Selecting the card that's right for you:
· Don't put the cart (or card) before the horse: When making a holiday photo card, select your photo first and then let that guide your choice of card design
· How can I give make my cards stand out this year? -Select a card design that employs a modern color palette - right now brown, red, light blue and chartreuse accents are very on-trend. Gold accents add a very current "Hollywood luxe" feel. Once again this season, red is the "it" color for cards; fortunately it's a color that flatters all skin tones.
· What do the holidays mean to you? - select imagery that best matches your connection to the holidays - classic stripes, modern circles or fun holiday icons like snowmen or candy canes.
· No kids? No problem! - Showcase your favorite photo of recent travels, your pet, even a picture of your home town. Better yet, share a photo of your favorite holiday dish and include the recipe.

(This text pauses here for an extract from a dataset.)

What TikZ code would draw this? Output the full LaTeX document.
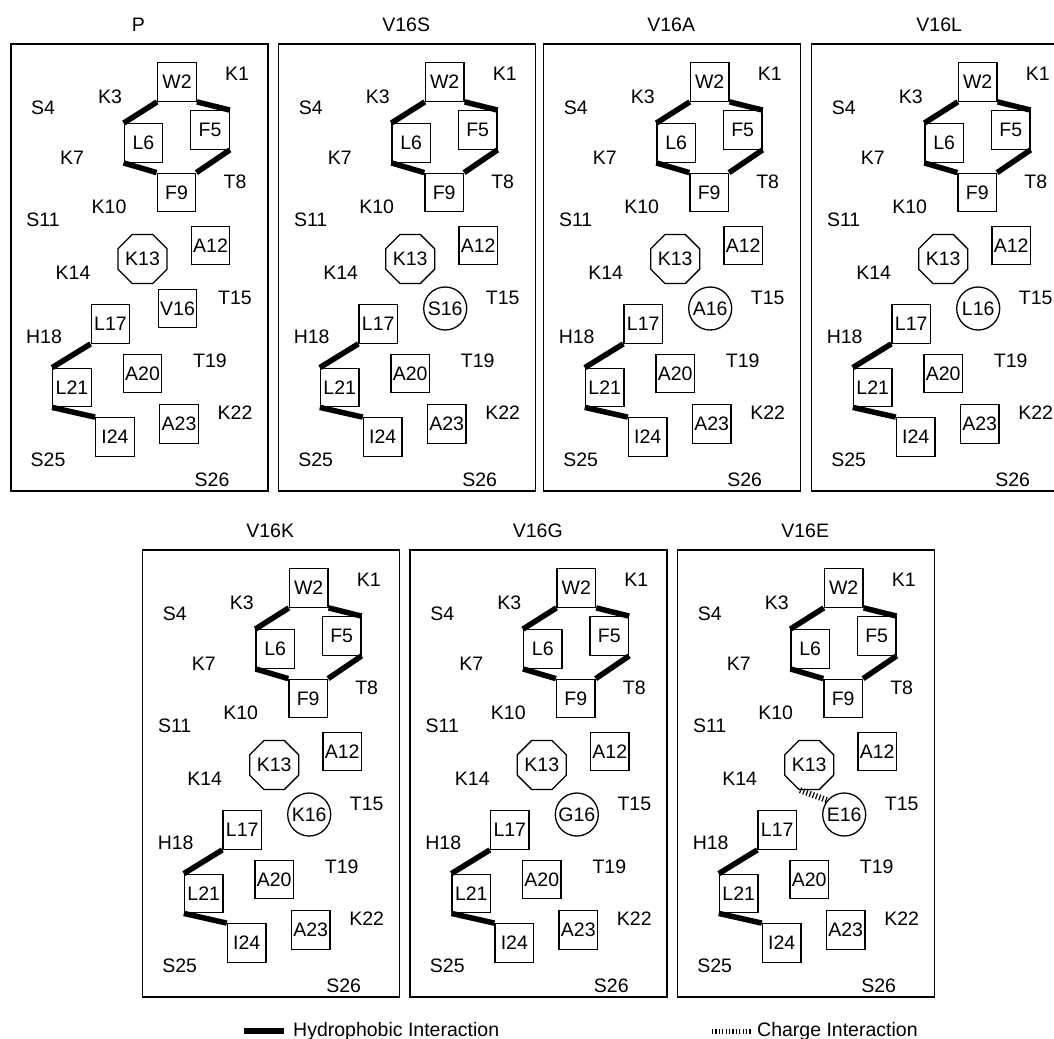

· Humor is on the rise - More and more photographers are opting for humorous cards instead of straight-faced greetings; for example a card with a photo of a new baby crying with the caption: "wishing you a silent night this Christmas."
What to say and how to say it:
· Keep the faith: Rather than choosing sides in the great "Merry Christmas vs. Happy Holidays" debate, create two versions of the same card - a traditional or religious card and a secular card for family and friends of different faiths.
· Name that card: It's polite to sign your own name to personalize your cards even if it's already pre-printed in the greeting, and sign your last name to those you don't know well.
· It's all in the family: Include your daughter or son's fiancée in your holiday card photo, but wait until things become more "official" to include a boyfriend or girlfriend.
· Keeping up with the Joneses…and Smiths: For families with different last names, address the card to Jennifer Jones and Jeff Smith. If there are kids, Jennifer Jones, Jeff Smith and family.
· It's all a matter of time: Ideally, mail holiday cards the first two weeks of December. You should target Dec 10 as your "mail by" date. According to a spokesperson for the U.S. Postal Service, cards sent by first-class mail on or before Saturday December 20 will be delivered anywhere in the United States no later than December 24.